> **MATERIALS PROVIDED**
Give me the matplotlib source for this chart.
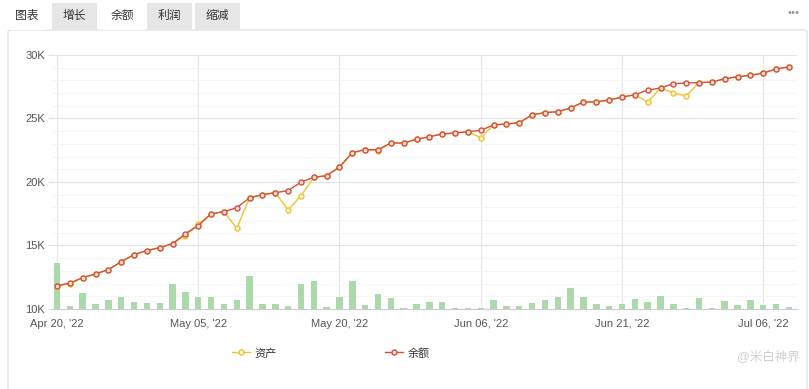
import matplotlib
matplotlib.use("Agg")
import matplotlib.pyplot as plt
from matplotlib.patches import Rectangle, FancyBboxPatch
from matplotlib.lines import Line2D
from matplotlib.ticker import MultipleLocator, FuncFormatter

plt.rcParams['font.family'] = ['Liberation Sans', 'Noto Sans CJK SC', 'DejaVu Sans']

# daily series (trading days), values in dollars
balance = [11830, 12050, 12470, 12760, 13100, 13730, 14280, 14600, 14830, 15150,
           15930, 16560, 17500, 17660, 17980, 18760, 19000, 19160, 19320, 20000,
           20370, 20500, 21180, 22310, 22550, 22550, 23070, 23070, 23360, 23570,
           23780, 23860, 23960, 24070, 24490, 24570, 24670, 25290, 25460, 25540,
           25830, 26300, 26300, 26460, 26690, 26870, 27240, 27400, 27740, 27800,
           27820, 27870, 28130, 28290, 28400, 28580, 28900, 29060]
assets = [11830, 11970, 12470, 12760, 13100, 13730, 14280, 14600, 14830, 15150,
          15780, 16680, 17500, 17660, 16350, 18760, 19000, 19160, 17800, 18920,
          20370, 20500, 21180, 22310, 22550, 22480, 23070, 23070, 23360, 23570,
          23780, 23860, 23960, 23490, 24490, 24570, 24670, 25290, 25460, 25540,
          25830, 26300, 26300, 26460, 26690, 26870, 26300, 27400, 27030, 26770,
          27820, 27870, 28130, 28290, 28400, 28580, 28900, 29060]
volume = [3650, 240, 1240, 390, 680, 940, 530, 450, 450, 1940,
          1310, 940, 940, 390, 680, 2570, 390, 390, 210, 1940,
          2190, 150, 940, 2200, 330, 1160, 840, 90, 370, 530,
          530, 60, 60, 60, 680, 210, 210, 450, 680, 940,
          1680, 940, 420, 210, 420, 760, 530, 1020, 420, 110,
          840, 110, 600, 290, 680, 290, 420, 160]
tick_idx = [0, 11, 22, 33, 44, 55]
tick_labels = ["Apr 20, '22", "May 05, '22", "May 20, '22", "Jun 06, '22", "Jun 21, '22", "Jul 06, '22"]
y_ticks = [10000, 15000, 20000, 25000, 30000]
tabs = ["图表", "增长", "余额", "利润", "缩减"]

W, H = 809, 389
fig = plt.figure(figsize=(W / 100, H / 100), dpi=100)
fig.patch.set_facecolor('white')

# panel frame
fig.patches.append(FancyBboxPatch((8 / W, -0.05), 799 / W, 1.05 - 30 / H,
                                  boxstyle="round,pad=0,rounding_size=0.005",
                                  transform=fig.transFigure, facecolor='none',
                                  edgecolor='#e3e3e3', lw=1, zorder=0))

# tabs
tab_x = [(8, 46), (52, 97), (100, 145), (147, 192), (195, 240)]
for i, (name, (x0, x1)) in enumerate(zip(tabs, tab_x)):
    fc = 'white' if i == 0 or name == "余额" else '#e6e6e6'
    fig.patches.append(Rectangle((x0 / W, 1 - 30 / H), (x1 - x0) / W, 27 / H,
                                 transform=fig.transFigure, facecolor=fc,
                                 edgecolor='none', zorder=1))
    fig.text((x0 + x1) / 2 / W, 1 - 16 / H, name, ha='center', va='center',
             fontsize=8.5, color='#333333')
fig.text(793 / W, 1 - 13 / H, "•••", ha='center', va='center', fontsize=8, color='#999999')

ax = fig.add_axes([52 / W, 1 - 309 / H, 745 / W, 254 / H])
ax.set_zorder(3)
ax.set_facecolor('none')
x = list(range(len(balance)))

ax.bar(x, volume, bottom=y_ticks[0], width=0.5, color='#acd9ac', zorder=2)
ax.plot(x, assets, color='#f0c330', lw=1.0, marker='o', ms=3.6, mfc='#fff8e0',
        mec='#f0c330', mew=1.0, zorder=3)
ax.plot(x, balance, color='#d2513a', lw=1.0, marker='o', ms=3.6, mfc='#fbe0d8',
        mec='#d2513a', mew=1.0, zorder=4)

ax.set_xlim(-0.39, 57.63)
ax.set_ylim(y_ticks[0], y_ticks[-1])
ax.set_xticks(tick_idx)
ax.set_xticklabels(tick_labels)
ax.set_yticks(y_ticks)
ax.yaxis.set_major_formatter(FuncFormatter(lambda v, p: f"{int(v / 1000)}K"))
ax.yaxis.set_minor_locator(MultipleLocator(1000))
ax.grid(axis='y', which='major', color='#e4e4e4', lw=0.8, zorder=0)
ax.grid(axis='y', which='minor', color='#f4f4f4', lw=0.6, zorder=0)
ax.grid(axis='x', which='major', color='#e4e4e4', lw=0.8, zorder=0)
for s in ['top', 'right', 'left']:
    ax.spines[s].set_visible(False)
ax.spines['bottom'].set_color('#cccccc')
ax.tick_params(axis='y', which='major', length=3, color='#dddddd', labelsize=8,
               labelcolor='#555555', pad=2)
ax.tick_params(axis='y', which='minor', length=0)
ax.tick_params(axis='x', length=0, labelsize=8, labelcolor='#555555', pad=7)

handles = [Line2D([], [], color='#f0c330', lw=1.0, marker='o', ms=3.6, mfc='#fff8e0', mec='#f0c330'),
           Line2D([], [], color='#d2513a', lw=1.0, marker='o', ms=3.6, mfc='#fbe0d8', mec='#d2513a')]
fig.legend(handles, ["资产", "余额"], loc='center', bbox_to_anchor=(331 / W, 1 - 353 / H),
           ncol=2, frameon=False, fontsize=8, handlelength=1.6, handletextpad=0.4,
           columnspacing=9.8, labelcolor='#333333')

fig.text(800 / W, 1 - 357 / H, "@米白神界", ha='right', va='center', fontsize=9, color='#cfcfcf')

fig.savefig("out.png", dpi=100)
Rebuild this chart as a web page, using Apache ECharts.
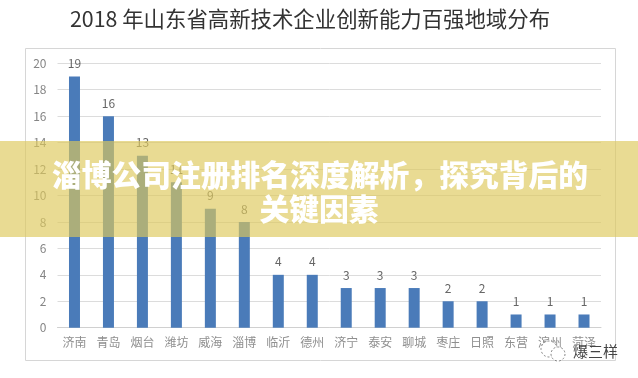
<!DOCTYPE html>
<html>
<head>
<meta charset="utf-8">
<style>html,body{margin:0;padding:0;background:#fff}#c{width:638px;height:378px}</style>
<script src="https://cdn.jsdelivr.net/npm/echarts@6/dist/echarts.min.js"></script>
</head>
<body>
<div id="c"></div>
<script>
const categories = ['济南','青岛','烟台','潍坊','威海','淄博','临沂','德州','济宁','泰安','聊城','枣庄','日照','东营','滨州','菏泽'];
const values = [19,16,13,11,9,8,4,4,3,3,3,2,2,1,1,1];
const yTicks = {min:0,max:20,interval:2};
const chartTitle = '2018 年山东省高新技术企业创新能力百强地域分布';
const overlayLines = ['淄博公司注册排名深度解析，探究背后的','关键因素'];
const watermark = '爆三样';
const font = '"Noto Sans CJK SC","Noto Sans",sans-serif';

const chart = echarts.init(document.getElementById('c'), null, {renderer:'canvas'});
chart.setOption({
  animation:false,
  backgroundColor:'#fff',
  title:{text:chartTitle,left:305,top:3,textAlign:'center',
    textStyle:{fontFamily:font,fontSize:21.4,fontWeight:'normal',color:'#333'}},
  grid:{left:57.5,right:37,top:63.3,bottom:50.3,containLabel:false},
  xAxis:{type:'category',data:categories,
    axisTick:{show:false},
    axisLine:{lineStyle:{color:'#d0d0d0',width:1}},
    axisLabel:{fontFamily:font,fontSize:12,color:'#8f8f8f',margin:9,interval:0}},
  yAxis:{type:'value',min:yTicks.min,max:yTicks.max,interval:yTicks.interval,
    axisLine:{show:false},axisTick:{show:false},
    axisLabel:{fontFamily:font,fontSize:12,color:'#858585',margin:11},
    splitLine:{lineStyle:{color:'#dcdcdc',width:1}}},
  series:[{type:'bar',data:values,barWidth:11,
    itemStyle:{color:'#4a7bb9'},
    label:{show:true,position:'top',distance:7,fontFamily:font,fontSize:12,color:'#666'}}],
  graphic:{elements:[
    {type:'rect',z:1,silent:true,shape:{x:25.5,y:48.5,width:590,height:312},
      style:{fill:'none',stroke:'#d6d6d6',lineWidth:1}},
    {type:'rect',z:100,silent:true,shape:{x:0,y:141,width:638,height:96},
      style:{fill:'rgba(222,200,91,0.66)'}},
    {type:'text',z:101,silent:true,x:320,y:175,
      style:{text:overlayLines[0],fill:'#fff',font:'900 29.8px '+font,align:'center',verticalAlign:'middle',
        shadowBlur:2,shadowColor:'rgba(150,130,50,0.2)'}},
    {type:'text',z:101,silent:true,x:319,y:209,
      style:{text:overlayLines[1],fill:'#fff',font:'900 29.8px '+font,align:'center',verticalAlign:'middle',
        shadowBlur:2,shadowColor:'rgba(150,130,50,0.2)'}},
    {type:'circle',z:102,silent:true,shape:{cx:549,cy:349,r:8},
      style:{fill:'#fff',stroke:'#666',lineWidth:0.8,lineDash:[2,2]}},
    {type:'circle',z:103,silent:true,shape:{cx:558,cy:354,r:7},
      style:{fill:'#fff',stroke:'#666',lineWidth:0.8,lineDash:[2,2]}},
    {type:'text',z:102,silent:true,x:573,y:351,
      style:{text:watermark,fill:'#444',font:'normal 15px '+font,align:'left',verticalAlign:'middle'}}
  ]}
});
</script>
</body>
</html>
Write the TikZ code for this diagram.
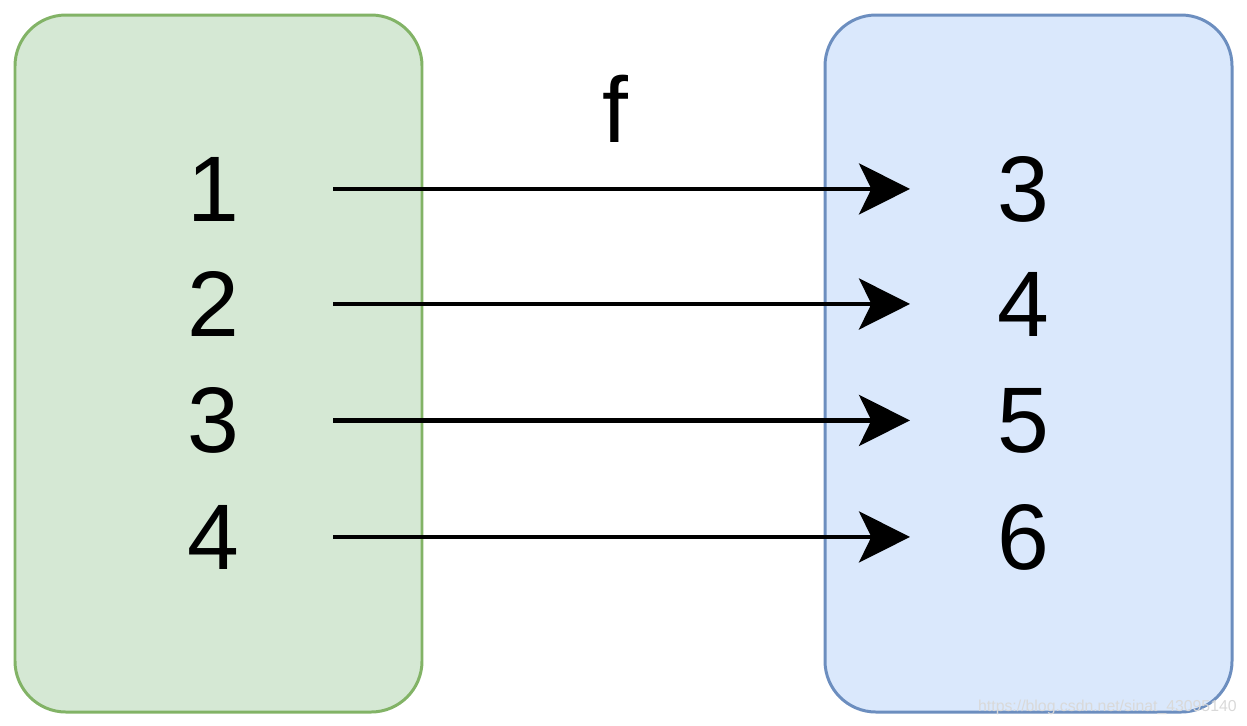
\documentclass[tikz,border=0pt]{standalone}
\usepackage{fontspec}
\setmainfont{Liberation Sans}
\definecolor{domgreen}{RGB}{213, 232, 212}
\definecolor{domgreenline}{RGB}{130, 179, 102}
\definecolor{codblue}{RGB}{218, 232, 252}
\definecolor{codblueline}{RGB}{108, 142, 191}
\usetikzlibrary{arrows.meta, positioning, calc}

\begin{document}
\begin{tikzpicture}[x=0.02cm, y=-0.02cm,
    setbox/.style={line width=1.7pt, rounded corners=29pt},
    num/.style={font=\fontsize{53}{60}\selectfont, inner sep=0pt, anchor=base},
    fmap/.style={line width=2.6pt, -{Stealth[length=29pt, width=29pt, inset=7pt]}}]
  \useasboundingbox (0, 0) rectangle (1247, 725);

  % Domain and codomain
  \draw[setbox, fill=domgreen, draw=domgreenline] (15, 15) rectangle (422, 712);
  \draw[setbox, fill=codblue, draw=codblueline] (825, 15) rectangle (1232, 712);

  \coordinate (sx) at (333, 0);
  \coordinate (ex) at (910, 0);

  % Elements and mapping
  \foreach \a/\b/\y in {1/3/221, 2/4/336, 3/5/452, 4/6/569} {
    \node[num] (l\a) at (213, \y) {\a};
    \node[num] (r\a) at (1023, \y) {\b};
    \draw[fmap] (sx |- r\a) -- (ex |- r\a);
  }

  \node[num] (f) at (615, 142) {f};

  % Watermark
  \node[font=\fontsize{9}{10}\selectfont, text=gray!30, inner sep=0pt, anchor=base east] (wm) at (1237, 711) {https://blog.csdn.net/sinat\_43095140};
\end{tikzpicture}
\end{document}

> **TASK DETAILS**
Set down nothing but the lines from the one holding "Write the TikZ code for this diagram." through the one holding "rectangle (1232, 712);", both included, exactly as they appear; any picture is left out.

> **THE SOLUTION**
Write the TikZ code for this diagram.
\documentclass[tikz,border=0pt]{standalone}
\usepackage{fontspec}
\setmainfont{Liberation Sans}
\definecolor{domgreen}{RGB}{213, 232, 212}
\definecolor{domgreenline}{RGB}{130, 179, 102}
\definecolor{codblue}{RGB}{218, 232, 252}
\definecolor{codblueline}{RGB}{108, 142, 191}
\usetikzlibrary{arrows.meta, positioning, calc}

\begin{document}
\begin{tikzpicture}[x=0.02cm, y=-0.02cm,
    setbox/.style={line width=1.7pt, rounded corners=29pt},
    num/.style={font=\fontsize{53}{60}\selectfont, inner sep=0pt, anchor=base},
    fmap/.style={line width=2.6pt, -{Stealth[length=29pt, width=29pt, inset=7pt]}}]
  \useasboundingbox (0, 0) rectangle (1247, 725);

  % Domain and codomain
  \draw[setbox, fill=domgreen, draw=domgreenline] (15, 15) rectangle (422, 712);
  \draw[setbox, fill=codblue, draw=codblueline] (825, 15) rectangle (1232, 712);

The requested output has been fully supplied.